I was talking to Greg Edmeades tonight. Our conversation coalesced on the topics of the recent posts on maize water stress tolerance and on the usefulness of engineering purple tomatoes.
For many years, Greg led the maize crop physiology group at CIMMYT. He says that one of the main reasons for their success with drought tolerance is their long term institutional commitment to it: 35 years and counting. A particularly impressive feat is the widespread adoption of their maize varieties in southern Africa. For example, ZM623, selected from South African parents by Marianna Bänziger, is grown on about a million ha, says Edmeades.
His take on biotech for drought tolerance is, sure, “use whatever works, but if you are an African agricultural research institute, then, why bother?” Monsanto is reporting 10-15% yield increase under drought stress, and says it will make their technology freely available for use in Africa. Edmeades reckons that you can get a similar yield increase in about 7 years of conventional breeding and selection. And less when using molecular markers. If that is the case, it may not be worth it to deal with the complexities of genetic engineering.

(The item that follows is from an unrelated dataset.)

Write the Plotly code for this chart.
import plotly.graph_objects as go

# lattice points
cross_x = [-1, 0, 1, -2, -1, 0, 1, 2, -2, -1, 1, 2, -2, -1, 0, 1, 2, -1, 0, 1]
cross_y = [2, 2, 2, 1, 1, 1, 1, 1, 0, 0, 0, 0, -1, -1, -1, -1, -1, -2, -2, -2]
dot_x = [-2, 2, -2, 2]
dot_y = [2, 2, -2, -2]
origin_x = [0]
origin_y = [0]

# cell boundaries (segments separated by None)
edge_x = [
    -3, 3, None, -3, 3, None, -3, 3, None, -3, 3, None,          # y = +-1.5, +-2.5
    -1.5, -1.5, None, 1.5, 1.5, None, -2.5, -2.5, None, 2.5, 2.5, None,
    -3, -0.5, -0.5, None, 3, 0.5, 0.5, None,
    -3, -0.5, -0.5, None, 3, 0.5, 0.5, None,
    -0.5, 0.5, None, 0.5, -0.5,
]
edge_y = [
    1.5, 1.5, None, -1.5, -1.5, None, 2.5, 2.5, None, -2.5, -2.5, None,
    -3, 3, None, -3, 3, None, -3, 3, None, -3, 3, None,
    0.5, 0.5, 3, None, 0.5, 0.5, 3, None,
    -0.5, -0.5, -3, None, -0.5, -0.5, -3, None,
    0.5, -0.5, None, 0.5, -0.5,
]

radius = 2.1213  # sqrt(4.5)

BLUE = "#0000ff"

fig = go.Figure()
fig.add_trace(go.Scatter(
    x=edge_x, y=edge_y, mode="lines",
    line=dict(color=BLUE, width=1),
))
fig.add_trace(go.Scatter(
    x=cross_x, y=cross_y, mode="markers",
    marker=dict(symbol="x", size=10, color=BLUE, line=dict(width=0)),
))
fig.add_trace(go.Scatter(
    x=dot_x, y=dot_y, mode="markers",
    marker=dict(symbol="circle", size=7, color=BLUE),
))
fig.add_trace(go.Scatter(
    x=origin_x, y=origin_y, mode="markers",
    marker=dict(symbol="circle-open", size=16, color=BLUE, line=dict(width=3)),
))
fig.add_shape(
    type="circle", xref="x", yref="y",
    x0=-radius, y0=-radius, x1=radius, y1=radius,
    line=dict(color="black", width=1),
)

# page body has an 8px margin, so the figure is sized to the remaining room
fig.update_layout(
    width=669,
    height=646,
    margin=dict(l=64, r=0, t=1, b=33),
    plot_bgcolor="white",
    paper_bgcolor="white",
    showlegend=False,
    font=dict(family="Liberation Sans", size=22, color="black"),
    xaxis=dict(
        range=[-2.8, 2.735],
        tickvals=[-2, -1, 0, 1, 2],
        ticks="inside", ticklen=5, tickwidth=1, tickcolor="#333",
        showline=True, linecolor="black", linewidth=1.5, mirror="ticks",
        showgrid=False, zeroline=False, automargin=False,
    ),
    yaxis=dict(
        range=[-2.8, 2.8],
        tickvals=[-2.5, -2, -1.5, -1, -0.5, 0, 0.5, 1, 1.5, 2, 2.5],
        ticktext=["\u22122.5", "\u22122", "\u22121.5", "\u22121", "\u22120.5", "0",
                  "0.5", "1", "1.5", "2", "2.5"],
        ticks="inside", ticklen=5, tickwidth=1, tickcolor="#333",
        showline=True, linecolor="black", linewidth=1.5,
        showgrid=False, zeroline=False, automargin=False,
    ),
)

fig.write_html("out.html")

Unless, perhaps, the approaches are entirely additive and you get a combined yield benefit of 30%. I think that’s unlikely. Drought tolerance is about making best use of the available water. It does not increase the amount of water.
Later:
Greg told me that I had been a little harsh in suggesting that he would not advise national programs in Africa to use a transgenic approach to drought tolerance. He would only advice against transgenes if “they had access to a steady stream of good germplasm improved for drought tolerance, and there was no regulatory framework for transgenes in place in that country. If regulatory frameworks exist, and there is no facility of improving their own varieties (or newly released commercial varieties) for drought tolerance in a systematic way, then certainly I’d take the transgenic option, especially since it is being offered on a royalty free basis.”
Well it may not be completely additive, but still give a higher yield in combination. It could be more like 28% or 26%, still an improvement which would have a large effect on a large number of acres.
Which approach is used where should depend upon multiple factors, including and especially how effective it will be.
But here’s a thought about the breeding approach vs the GE approach – are they achieving the exact same kind of trait? What I mean is, do the CIMMYT drought-tolerant varieties of maize perform as well as modern varieties under ideal conditions, or do the water-saving traits limit the growth of the plant, even when growing conditions are good?
From my understanding of the GE approach described, weren’t they trying to get a plant that would be competitive when the conditions are wet and wild, but then also out-perform other maize varieties when conditions are dry?
In my understanding, drought-tolerant varieties obtained with classical breeding techniques by CIMMYT and partner institutions don’t perform worse under wet conditions and sometimes even better than other modern varieties. Much of it is about photosynthate partitioning between grains and pollen. Improving this is also beneficial under wetter conditions.
I find it very difficult to tell from the PNAS article whether Monsanto actually achieved something that is complementary to classical breeding work. The same physiological traits may have been achieved by other means (genes). Or does the gene expression work really exclude this possibility?